══ Data block
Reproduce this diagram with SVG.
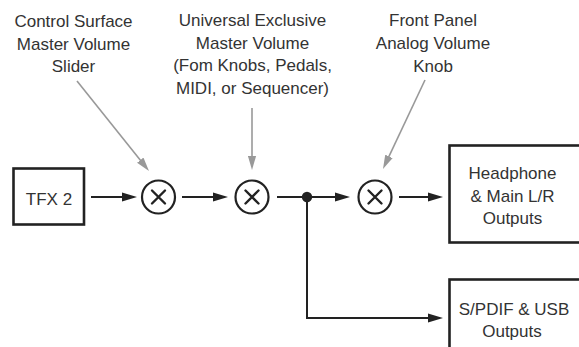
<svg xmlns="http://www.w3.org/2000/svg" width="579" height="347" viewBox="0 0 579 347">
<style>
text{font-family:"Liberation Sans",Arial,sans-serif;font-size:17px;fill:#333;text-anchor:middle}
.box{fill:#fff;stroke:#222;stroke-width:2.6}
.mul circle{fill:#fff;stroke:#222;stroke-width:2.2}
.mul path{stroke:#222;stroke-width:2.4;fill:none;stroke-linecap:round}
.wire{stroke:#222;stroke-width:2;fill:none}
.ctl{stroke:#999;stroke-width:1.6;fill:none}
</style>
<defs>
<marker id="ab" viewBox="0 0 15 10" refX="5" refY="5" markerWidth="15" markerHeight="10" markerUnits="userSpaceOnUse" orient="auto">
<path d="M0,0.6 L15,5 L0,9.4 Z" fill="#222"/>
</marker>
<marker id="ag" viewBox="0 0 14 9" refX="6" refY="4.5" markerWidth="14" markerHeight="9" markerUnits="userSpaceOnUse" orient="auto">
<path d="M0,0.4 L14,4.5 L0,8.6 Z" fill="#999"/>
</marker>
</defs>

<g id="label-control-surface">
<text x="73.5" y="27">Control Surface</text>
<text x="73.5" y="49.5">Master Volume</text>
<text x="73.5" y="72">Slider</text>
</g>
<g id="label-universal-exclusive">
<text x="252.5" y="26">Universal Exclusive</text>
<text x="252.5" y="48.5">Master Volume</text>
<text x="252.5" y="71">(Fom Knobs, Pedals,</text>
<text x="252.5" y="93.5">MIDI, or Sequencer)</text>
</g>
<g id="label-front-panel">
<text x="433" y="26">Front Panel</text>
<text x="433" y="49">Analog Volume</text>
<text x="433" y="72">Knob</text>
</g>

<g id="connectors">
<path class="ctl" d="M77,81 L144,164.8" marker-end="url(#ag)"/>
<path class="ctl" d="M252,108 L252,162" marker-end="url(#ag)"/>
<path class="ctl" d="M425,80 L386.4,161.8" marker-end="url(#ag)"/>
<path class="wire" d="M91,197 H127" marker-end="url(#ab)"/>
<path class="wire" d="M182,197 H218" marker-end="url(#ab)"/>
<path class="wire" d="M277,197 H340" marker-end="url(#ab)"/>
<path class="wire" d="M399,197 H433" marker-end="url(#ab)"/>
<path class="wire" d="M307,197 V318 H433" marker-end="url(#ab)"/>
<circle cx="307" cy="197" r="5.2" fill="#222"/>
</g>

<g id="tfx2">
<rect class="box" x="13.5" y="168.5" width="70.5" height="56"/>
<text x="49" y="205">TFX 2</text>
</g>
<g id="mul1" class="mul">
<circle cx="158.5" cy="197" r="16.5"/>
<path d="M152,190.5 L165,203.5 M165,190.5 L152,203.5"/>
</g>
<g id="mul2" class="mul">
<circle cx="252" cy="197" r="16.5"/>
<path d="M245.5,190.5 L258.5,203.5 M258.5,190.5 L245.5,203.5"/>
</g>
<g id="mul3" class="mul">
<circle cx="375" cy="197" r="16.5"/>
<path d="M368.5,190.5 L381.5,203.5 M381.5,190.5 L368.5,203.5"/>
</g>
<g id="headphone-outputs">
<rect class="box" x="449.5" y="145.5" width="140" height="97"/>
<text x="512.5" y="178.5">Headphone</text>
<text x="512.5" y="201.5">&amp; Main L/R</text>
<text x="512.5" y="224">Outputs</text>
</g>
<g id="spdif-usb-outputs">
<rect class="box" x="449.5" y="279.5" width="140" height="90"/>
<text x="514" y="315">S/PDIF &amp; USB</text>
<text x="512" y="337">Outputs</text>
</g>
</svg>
════
◆ Aim of the exercise: Copy out the whole listing exactly, and don't carry over any pictures.

◆ Written answer:
Reproduce this diagram with SVG.
<svg xmlns="http://www.w3.org/2000/svg" width="579" height="347" viewBox="0 0 579 347">
<style>
text{font-family:"Liberation Sans",Arial,sans-serif;font-size:17px;fill:#333;text-anchor:middle}
.box{fill:#fff;stroke:#222;stroke-width:2.6}
.mul circle{fill:#fff;stroke:#222;stroke-width:2.2}
.mul path{stroke:#222;stroke-width:2.4;fill:none;stroke-linecap:round}
.wire{stroke:#222;stroke-width:2;fill:none}
.ctl{stroke:#999;stroke-width:1.6;fill:none}
</style>
<defs>
<marker id="ab" viewBox="0 0 15 10" refX="5" refY="5" markerWidth="15" markerHeight="10" markerUnits="userSpaceOnUse" orient="auto">
<path d="M0,0.6 L15,5 L0,9.4 Z" fill="#222"/>
</marker>
<marker id="ag" viewBox="0 0 14 9" refX="6" refY="4.5" markerWidth="14" markerHeight="9" markerUnits="userSpaceOnUse" orient="auto">
<path d="M0,0.4 L14,4.5 L0,8.6 Z" fill="#999"/>
</marker>
</defs>

<g id="label-control-surface">
<text x="73.5" y="27">Control Surface</text>
<text x="73.5" y="49.5">Master Volume</text>
<text x="73.5" y="72">Slider</text>
</g>
<g id="label-universal-exclusive">
<text x="252.5" y="26">Universal Exclusive</text>
<text x="252.5" y="48.5">Master Volume</text>
<text x="252.5" y="71">(Fom Knobs, Pedals,</text>
<text x="252.5" y="93.5">MIDI, or Sequencer)</text>
</g>
<g id="label-front-panel">
<text x="433" y="26">Front Panel</text>
<text x="433" y="49">Analog Volume</text>
<text x="433" y="72">Knob</text>
</g>

<g id="connectors">
<path class="ctl" d="M77,81 L144,164.8" marker-end="url(#ag)"/>
<path class="ctl" d="M252,108 L252,162" marker-end="url(#ag)"/>
<path class="ctl" d="M425,80 L386.4,161.8" marker-end="url(#ag)"/>
<path class="wire" d="M91,197 H127" marker-end="url(#ab)"/>
<path class="wire" d="M182,197 H218" marker-end="url(#ab)"/>
<path class="wire" d="M277,197 H340" marker-end="url(#ab)"/>
<path class="wire" d="M399,197 H433" marker-end="url(#ab)"/>
<path class="wire" d="M307,197 V318 H433" marker-end="url(#ab)"/>
<circle cx="307" cy="197" r="5.2" fill="#222"/>
</g>

<g id="tfx2">
<rect class="box" x="13.5" y="168.5" width="70.5" height="56"/>
<text x="49" y="205">TFX 2</text>
</g>
<g id="mul1" class="mul">
<circle cx="158.5" cy="197" r="16.5"/>
<path d="M152,190.5 L165,203.5 M165,190.5 L152,203.5"/>
</g>
<g id="mul2" class="mul">
<circle cx="252" cy="197" r="16.5"/>
<path d="M245.5,190.5 L258.5,203.5 M258.5,190.5 L245.5,203.5"/>
</g>
<g id="mul3" class="mul">
<circle cx="375" cy="197" r="16.5"/>
<path d="M368.5,190.5 L381.5,203.5 M381.5,190.5 L368.5,203.5"/>
</g>
<g id="headphone-outputs">
<rect class="box" x="449.5" y="145.5" width="140" height="97"/>
<text x="512.5" y="178.5">Headphone</text>
<text x="512.5" y="201.5">&amp; Main L/R</text>
<text x="512.5" y="224">Outputs</text>
</g>
<g id="spdif-usb-outputs">
<rect class="box" x="449.5" y="279.5" width="140" height="90"/>
<text x="514" y="315">S/PDIF &amp; USB</text>
<text x="512" y="337">Outputs</text>
</g>
</svg>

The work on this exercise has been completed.